Look through the data below and output, unchanged, every line from the one holding "Generate a Python" through the one holding "import pandas as pd", inclusive. Skip the pictures.

* START *

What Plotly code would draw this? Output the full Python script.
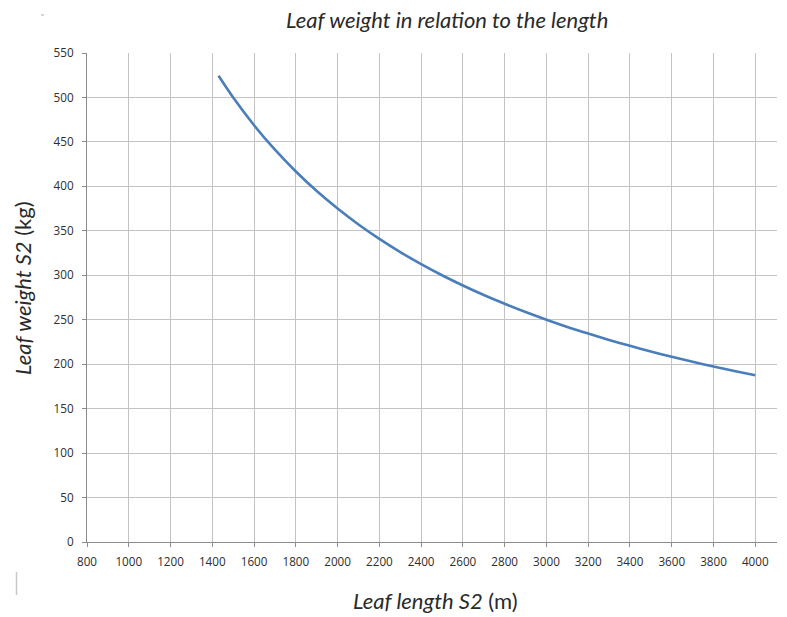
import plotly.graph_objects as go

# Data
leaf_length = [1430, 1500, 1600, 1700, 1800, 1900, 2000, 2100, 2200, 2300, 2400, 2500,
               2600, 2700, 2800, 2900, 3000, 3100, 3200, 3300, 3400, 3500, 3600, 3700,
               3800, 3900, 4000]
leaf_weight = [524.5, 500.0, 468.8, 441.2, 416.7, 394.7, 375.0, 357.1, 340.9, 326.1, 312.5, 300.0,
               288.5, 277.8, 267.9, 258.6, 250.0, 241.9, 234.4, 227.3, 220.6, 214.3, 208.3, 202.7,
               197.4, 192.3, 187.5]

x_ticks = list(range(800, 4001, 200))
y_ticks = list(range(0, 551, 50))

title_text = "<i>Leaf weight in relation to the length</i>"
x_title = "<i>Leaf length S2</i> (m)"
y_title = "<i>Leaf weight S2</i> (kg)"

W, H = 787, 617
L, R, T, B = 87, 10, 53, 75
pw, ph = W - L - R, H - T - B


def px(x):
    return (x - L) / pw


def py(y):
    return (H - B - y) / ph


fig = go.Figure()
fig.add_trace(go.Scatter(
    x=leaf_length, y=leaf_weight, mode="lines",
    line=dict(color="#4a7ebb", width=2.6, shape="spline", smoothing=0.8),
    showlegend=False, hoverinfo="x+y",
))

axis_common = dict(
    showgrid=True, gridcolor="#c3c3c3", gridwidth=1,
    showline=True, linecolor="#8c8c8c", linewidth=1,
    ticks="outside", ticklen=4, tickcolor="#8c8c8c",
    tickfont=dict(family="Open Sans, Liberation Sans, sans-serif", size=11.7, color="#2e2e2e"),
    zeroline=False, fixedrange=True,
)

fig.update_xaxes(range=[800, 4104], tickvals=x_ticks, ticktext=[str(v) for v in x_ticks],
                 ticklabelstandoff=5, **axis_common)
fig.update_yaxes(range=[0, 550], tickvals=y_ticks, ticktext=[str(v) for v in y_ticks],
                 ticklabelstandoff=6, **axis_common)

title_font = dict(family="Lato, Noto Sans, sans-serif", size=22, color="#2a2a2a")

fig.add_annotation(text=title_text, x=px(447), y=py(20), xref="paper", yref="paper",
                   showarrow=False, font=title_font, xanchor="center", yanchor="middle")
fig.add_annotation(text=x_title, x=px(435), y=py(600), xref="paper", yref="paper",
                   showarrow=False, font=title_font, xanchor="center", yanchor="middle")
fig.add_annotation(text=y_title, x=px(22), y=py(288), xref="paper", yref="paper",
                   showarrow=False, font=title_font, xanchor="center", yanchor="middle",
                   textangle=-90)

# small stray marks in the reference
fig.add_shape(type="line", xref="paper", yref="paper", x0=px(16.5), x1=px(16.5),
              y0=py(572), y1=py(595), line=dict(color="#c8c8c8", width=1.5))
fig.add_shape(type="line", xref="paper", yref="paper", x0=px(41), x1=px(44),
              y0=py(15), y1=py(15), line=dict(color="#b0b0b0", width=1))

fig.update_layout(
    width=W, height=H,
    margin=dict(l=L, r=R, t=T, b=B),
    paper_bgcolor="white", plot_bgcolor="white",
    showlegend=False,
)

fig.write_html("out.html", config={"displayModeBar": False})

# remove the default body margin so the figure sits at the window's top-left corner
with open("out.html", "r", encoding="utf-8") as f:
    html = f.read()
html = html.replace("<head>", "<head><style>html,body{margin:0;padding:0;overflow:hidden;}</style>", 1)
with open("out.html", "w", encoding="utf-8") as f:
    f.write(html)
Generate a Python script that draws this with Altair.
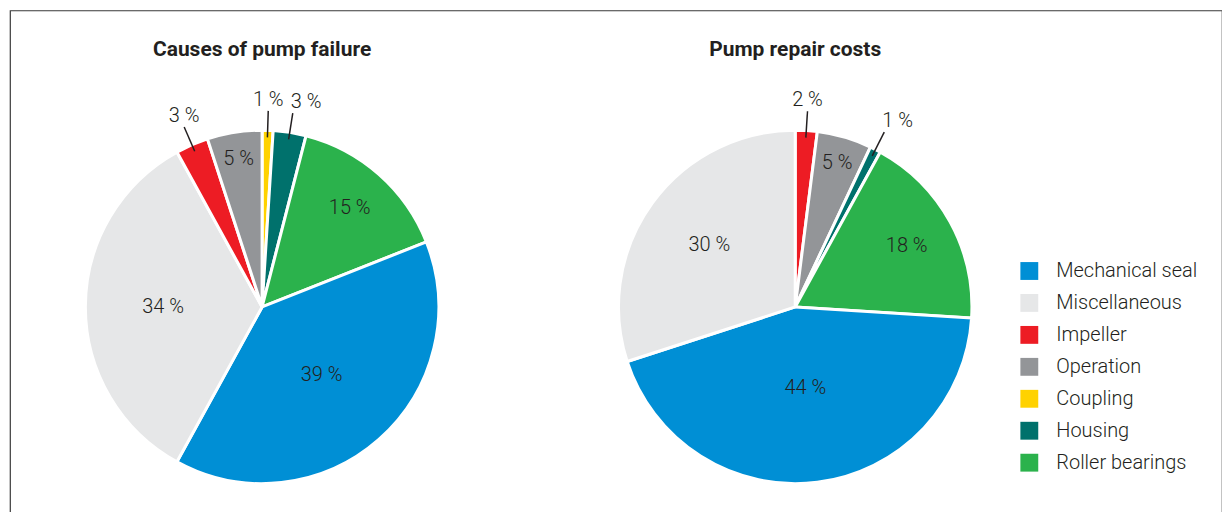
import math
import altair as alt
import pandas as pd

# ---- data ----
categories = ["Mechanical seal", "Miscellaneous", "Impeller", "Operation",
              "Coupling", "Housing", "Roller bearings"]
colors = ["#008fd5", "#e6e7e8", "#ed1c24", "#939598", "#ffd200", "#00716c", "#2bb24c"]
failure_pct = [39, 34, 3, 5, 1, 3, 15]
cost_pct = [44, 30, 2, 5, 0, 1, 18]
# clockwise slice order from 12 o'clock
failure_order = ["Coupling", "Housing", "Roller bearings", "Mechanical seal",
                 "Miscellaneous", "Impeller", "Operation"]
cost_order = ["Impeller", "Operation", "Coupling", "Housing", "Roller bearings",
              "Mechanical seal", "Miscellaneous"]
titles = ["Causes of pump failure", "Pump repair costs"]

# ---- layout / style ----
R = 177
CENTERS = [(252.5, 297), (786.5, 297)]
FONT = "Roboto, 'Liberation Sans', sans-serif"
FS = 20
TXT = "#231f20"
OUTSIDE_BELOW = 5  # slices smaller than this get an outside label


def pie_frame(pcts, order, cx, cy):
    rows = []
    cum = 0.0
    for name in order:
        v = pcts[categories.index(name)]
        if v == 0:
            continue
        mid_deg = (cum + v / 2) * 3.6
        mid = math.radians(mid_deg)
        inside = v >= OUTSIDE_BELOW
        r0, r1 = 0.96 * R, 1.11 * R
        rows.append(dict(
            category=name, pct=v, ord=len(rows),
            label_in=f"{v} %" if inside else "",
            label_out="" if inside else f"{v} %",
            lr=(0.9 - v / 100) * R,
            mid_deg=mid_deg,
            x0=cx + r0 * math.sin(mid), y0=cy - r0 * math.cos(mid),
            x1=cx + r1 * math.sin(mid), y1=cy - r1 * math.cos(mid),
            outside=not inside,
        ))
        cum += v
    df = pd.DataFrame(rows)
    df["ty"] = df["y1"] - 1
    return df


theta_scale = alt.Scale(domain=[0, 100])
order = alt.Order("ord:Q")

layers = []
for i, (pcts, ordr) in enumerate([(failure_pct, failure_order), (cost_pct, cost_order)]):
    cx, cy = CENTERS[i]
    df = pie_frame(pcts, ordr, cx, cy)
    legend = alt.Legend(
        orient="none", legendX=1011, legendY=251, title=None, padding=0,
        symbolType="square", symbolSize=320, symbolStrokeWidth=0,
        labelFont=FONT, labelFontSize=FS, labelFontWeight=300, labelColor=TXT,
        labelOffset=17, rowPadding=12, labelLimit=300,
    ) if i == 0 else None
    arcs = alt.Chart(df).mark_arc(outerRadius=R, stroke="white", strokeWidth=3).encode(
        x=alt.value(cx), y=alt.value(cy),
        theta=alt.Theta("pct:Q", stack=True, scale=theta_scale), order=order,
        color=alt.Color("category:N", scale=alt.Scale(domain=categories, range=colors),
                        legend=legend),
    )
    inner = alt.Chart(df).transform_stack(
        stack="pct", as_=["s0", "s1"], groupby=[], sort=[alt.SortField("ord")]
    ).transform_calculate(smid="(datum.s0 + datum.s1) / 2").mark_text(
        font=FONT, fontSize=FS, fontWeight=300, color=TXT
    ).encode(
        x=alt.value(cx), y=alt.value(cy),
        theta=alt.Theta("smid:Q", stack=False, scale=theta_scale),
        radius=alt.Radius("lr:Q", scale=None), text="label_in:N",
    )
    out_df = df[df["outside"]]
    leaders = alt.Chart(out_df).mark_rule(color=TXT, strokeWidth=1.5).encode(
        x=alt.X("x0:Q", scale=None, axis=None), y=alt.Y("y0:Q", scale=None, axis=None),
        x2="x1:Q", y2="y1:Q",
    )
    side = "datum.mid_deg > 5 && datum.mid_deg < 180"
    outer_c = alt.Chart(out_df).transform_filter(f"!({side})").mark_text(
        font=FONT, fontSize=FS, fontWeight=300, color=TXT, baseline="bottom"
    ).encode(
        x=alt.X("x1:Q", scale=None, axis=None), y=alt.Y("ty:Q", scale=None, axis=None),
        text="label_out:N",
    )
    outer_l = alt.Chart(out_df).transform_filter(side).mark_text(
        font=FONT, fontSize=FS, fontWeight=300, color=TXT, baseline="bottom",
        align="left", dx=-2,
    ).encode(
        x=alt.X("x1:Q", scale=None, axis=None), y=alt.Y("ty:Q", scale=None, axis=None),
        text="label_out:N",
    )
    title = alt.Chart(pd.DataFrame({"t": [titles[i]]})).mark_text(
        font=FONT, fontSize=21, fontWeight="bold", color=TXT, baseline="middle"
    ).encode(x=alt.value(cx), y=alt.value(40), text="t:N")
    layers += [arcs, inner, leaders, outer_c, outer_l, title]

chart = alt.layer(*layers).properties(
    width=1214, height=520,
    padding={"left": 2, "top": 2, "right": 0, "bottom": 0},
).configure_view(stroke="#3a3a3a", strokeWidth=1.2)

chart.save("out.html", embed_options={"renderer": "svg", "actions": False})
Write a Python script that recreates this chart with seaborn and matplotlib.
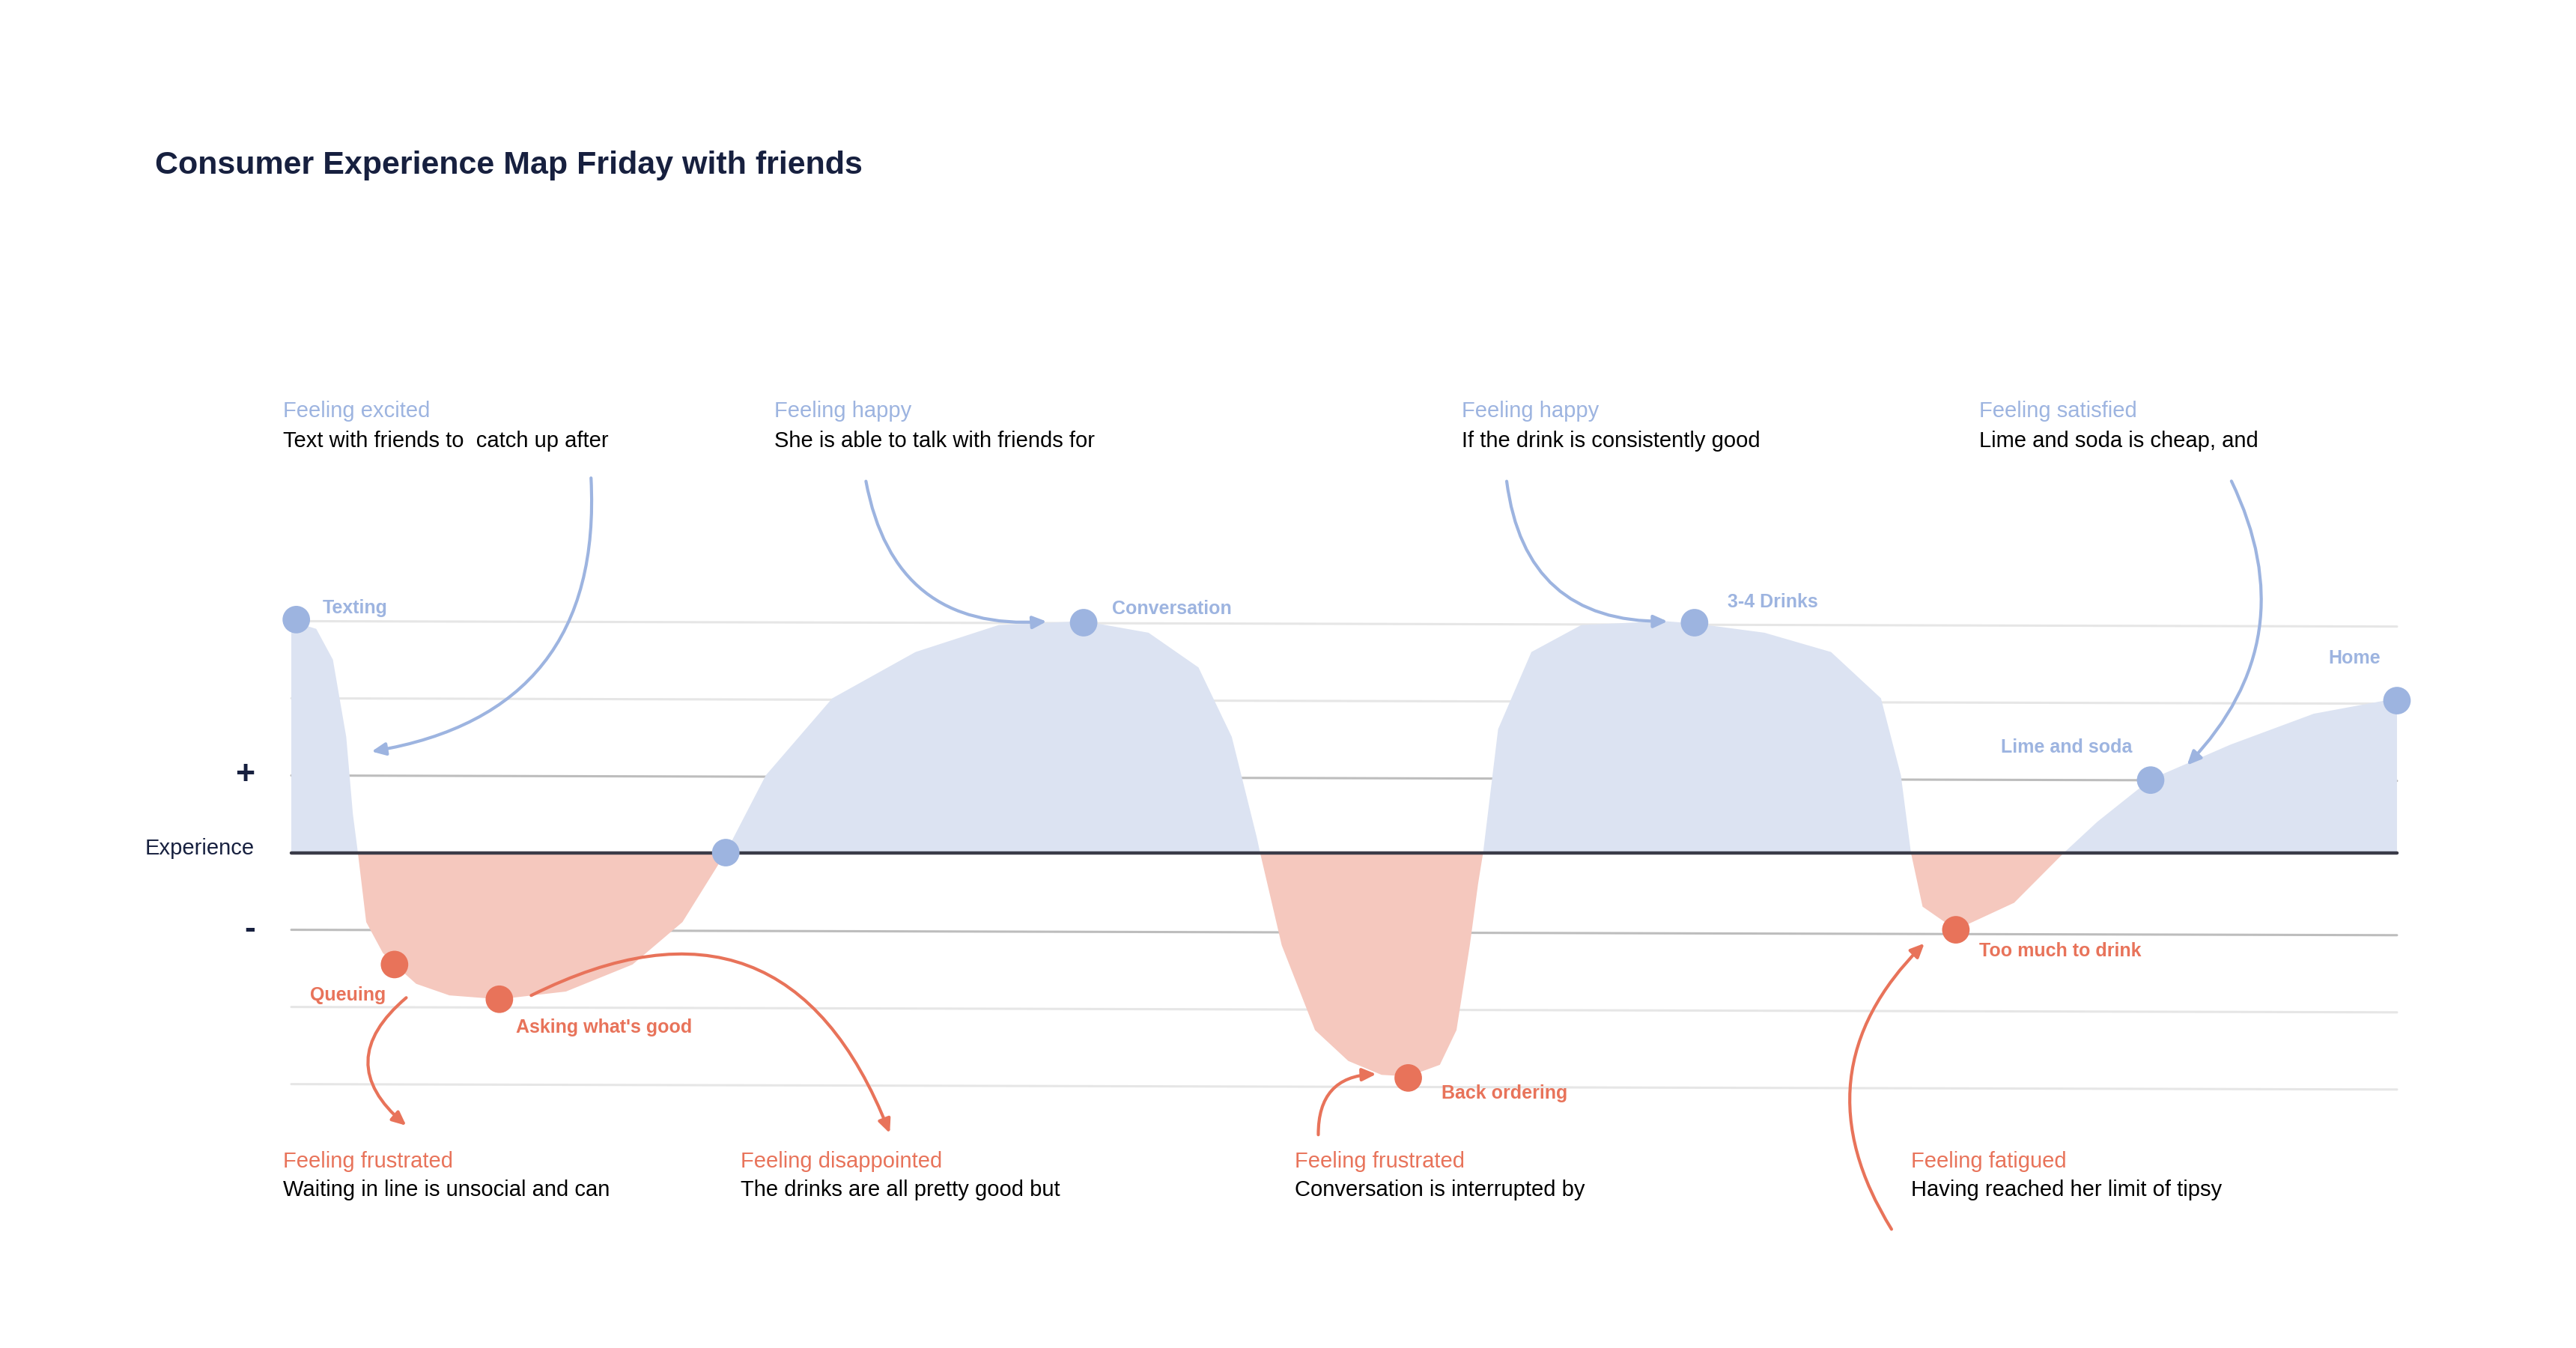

* END *

SOLVED PROBLEM
Generate a Python script that draws this with Altair.
import math
import altair as alt
import pandas as pd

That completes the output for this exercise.